|Surface and groundwater resources in Tasmania are used for the provision of drinking, domestic and commercial use (e.g. town water supplies, aquaculture etc), stock watering and irrigation for agricultural activities.|
Pesticides can enter our surface and groundwater either through surface runoff after rain, spray drift during application or moving down through the soil into groundwater.
Poor management in the use, application and storage of pesticides can harm human and environmental health and have negative implications for Tasmania’s agricultural and aquacultural industries.
To effectively manage Tasmania’s water as a safe reliable resource then monitoring is required as a means to assess and inform those who manage Tasmania’s water resources (ie government, industry, water authorities) as to the effectiveness of their management practices and strategies.
In 2005 DPIPWE implemented the Pesticide Water Monitoring Program (PWMP) as a means to increase knowledge and understanding as to the nature and extent of pesticide contamination in Tasmania. This was in response to significant community concern regarding chemical contamination from agricultural and silvicultural activities in surface and ground water resources that are utilised for drinking water, aquacultural purposes.
The program informs a targeted compliance and audit program (Spray Information and Referral Unit – SIRU) by identifying areas at risk of potential contamination. The program also provides relevant data to those regulatory bodies and industries responsible for the management of Tasmania’s water resources. This includes but is not restricted to some of the following:
- Department of Health and Human Services (DHHS)
- Environmental Protection Authority (EPA)
The program undergoes periodic review to ensure that it continues to be relevant to program objectives. This includes minor (annual) and major (every 4-5 years) updates. These updates may include changes to how, when and where sites are monitored and what pesticides are monitored. Recent modifications to the program were implemented in September 2011. A more targeted approach to the location of monitoring sites and the types of pesticides sampled was taken. This enables prioritisation of catchments and regions where data indicates a potential contaminant issue for ongoing frequent, and in some cases intensive short-term monitoring.
A report detailing program overview and modifications is available. See The ASCHEM Pesticide Water Monitoring Program - Modifications to Monitoring.
The program is comprised of three separate monitoring components. Each component is designed to monitor for pesticides on different spatial (where) and temporal (when) scales to assist DPIPWE to understand and manage the use and application of pesticides across Tasmania.
Pesticides monitored are based on some of the following characteristics:
- The Routine Monitoring Program involves sampling every two months at a number of locations across Tasmania.
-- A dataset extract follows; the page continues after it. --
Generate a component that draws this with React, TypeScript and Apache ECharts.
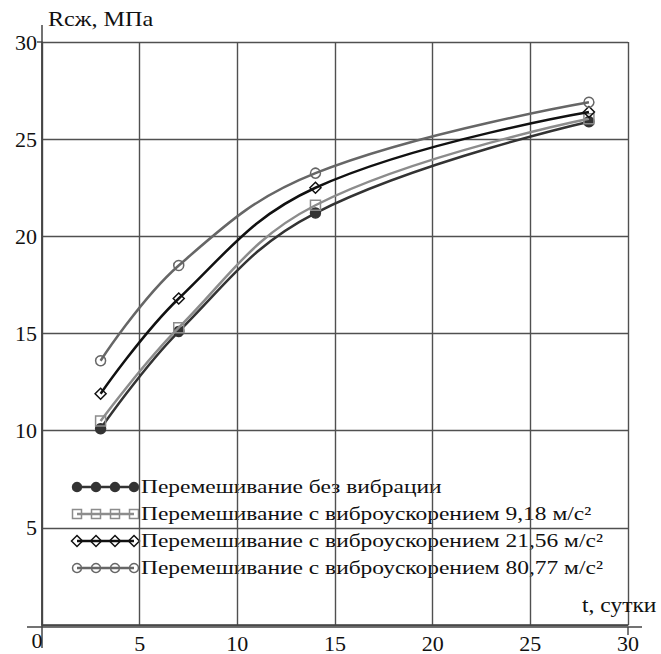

This component is the main mechanism that indicates the nature and extent of pesticide contamination in Tasmania. Identified regions at risk of chemical incursions may then be subject to further intensive monitoring either through the Spray Information and Referral Unit (SIRU) and /or the targeted monitoring component of this program.
- The Targeted Monitoring component provides short term intensive surveys as a means to assess the extent and nature of chemical contamination on a sub-catchment scale. These studies are based on information received either through the routine monitoring program, chemical audits, and investigations that warrants a greater focus on monitoring. Targeted monitoring provides a greater opportunity to obtain a better understanding as to the nature and extent of chemical contamination in the region.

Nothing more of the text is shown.